Turtle Paint
No, the Frozen Fractal blog is not dead. It’s just been, well, frozen. A lot happened since the last post: I got a job at Google, moved to London, and made a little game for Ludum Dare that I’ll post about later. But a lot also didn’t happen: I didn’t finish Cart Frenzy. It turned out to be too much work to get it done before my contract at Google started, and after that, I didn’t have the time and energy to work on it any longer.
But that’s not what I’m here to talk about. This is about a new project, called Turtle Paint. It will be an online, multiplayer Pictionary-type game: you get a word, you draw it to the best of your abilities, and the other players have to guess the word that you’re drawing.
At this point, I have no idea how big and serious this will get. It might die in its infancy, or it might grow into something that I can make a living of. I’m not dependent on it and I’m doing this just for fun.
But why?
There are many online drawing and guessing games out there. I love the concept and I love playing them, to some extent. So why build another one? Well, in one way or another, they all suck. The reasons they suck are many:
- A bad selection of words. Sometimes cultural things only known to Americans, sometimes things that are outright impossible to draw, or too easy.
- Require sign-up. Making the bar for participation as low as possible is the key to success.
- Bad user interface. Slow, unresponsive, unclear.

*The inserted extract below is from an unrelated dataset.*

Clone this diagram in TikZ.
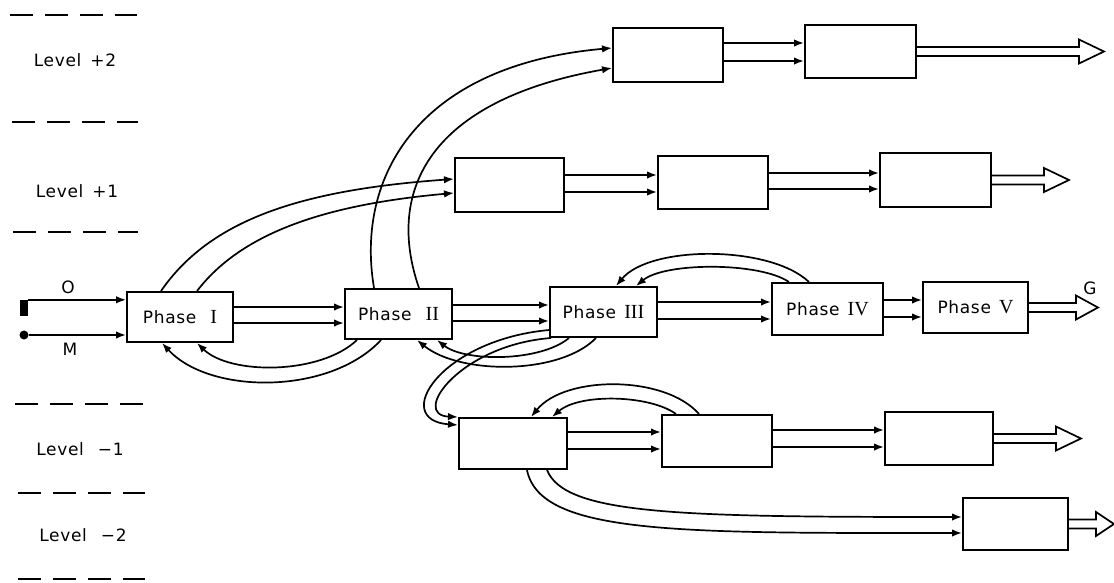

- Bugginess. I’ve seen the “time remaining” counter go up. How the hell do you manage that?
- Java. Heavyweight, bad user experience.
- Shockwave. Seriously, does anyone use that anymore?
- Annoying ads. I understand that these people are trying to make a living, so I won’t complain too much about these.
So I’m going to try to do better. I have several ideas kicking around that I want to try, which I’ll write about in future posts.
The name
I’ve decided to call it Turtle Paint for several reasons:
- The Teenage Mutant Ninja Turtles are all named after Renaissance painters.
- Programmers might know the word “turtle” from the educational programming language Logo. The “turtle” there is a pen that you can move around programmatically to draw things.
- It’s memorable, especially if we add a nice cartoon turtle as a mascot.
- Most importantly, the domain turtlepaint.com was still free. Not anymore!
Plan of attack
It’ll be a very iterative thing. I don’t have any UI design on paper, no class diagrams, nothing. Ready, fire, aim. Quick results.
- Make a canvas and allow you to draw locally.
- Make the mouse events add “draw” events to a queue, which is then processed and drawn.
- Also send the draw events to a server.
- Make the server distribute draw events to other connected clients.
- Receive draw events from the server and process locally. We now have a multiplayer whiteboard!
Then it has to be turned into a game:
- Add a concept of “rooms” or “tables”, each with a distinct URL.
- Add a distinction between the drawing player and the guessing players.
- Produce a word.
- Add a concept of “rounds”.
- Allow guessers to send guesses and check if they are correct.
- Keep track of scores.
This blog will serve as both a resource for whoever is interested in this project, and as documentation resulting from the iterative design process. I’ll frequently push out the current version to turtlepaint.com so feel free to come by and doodle!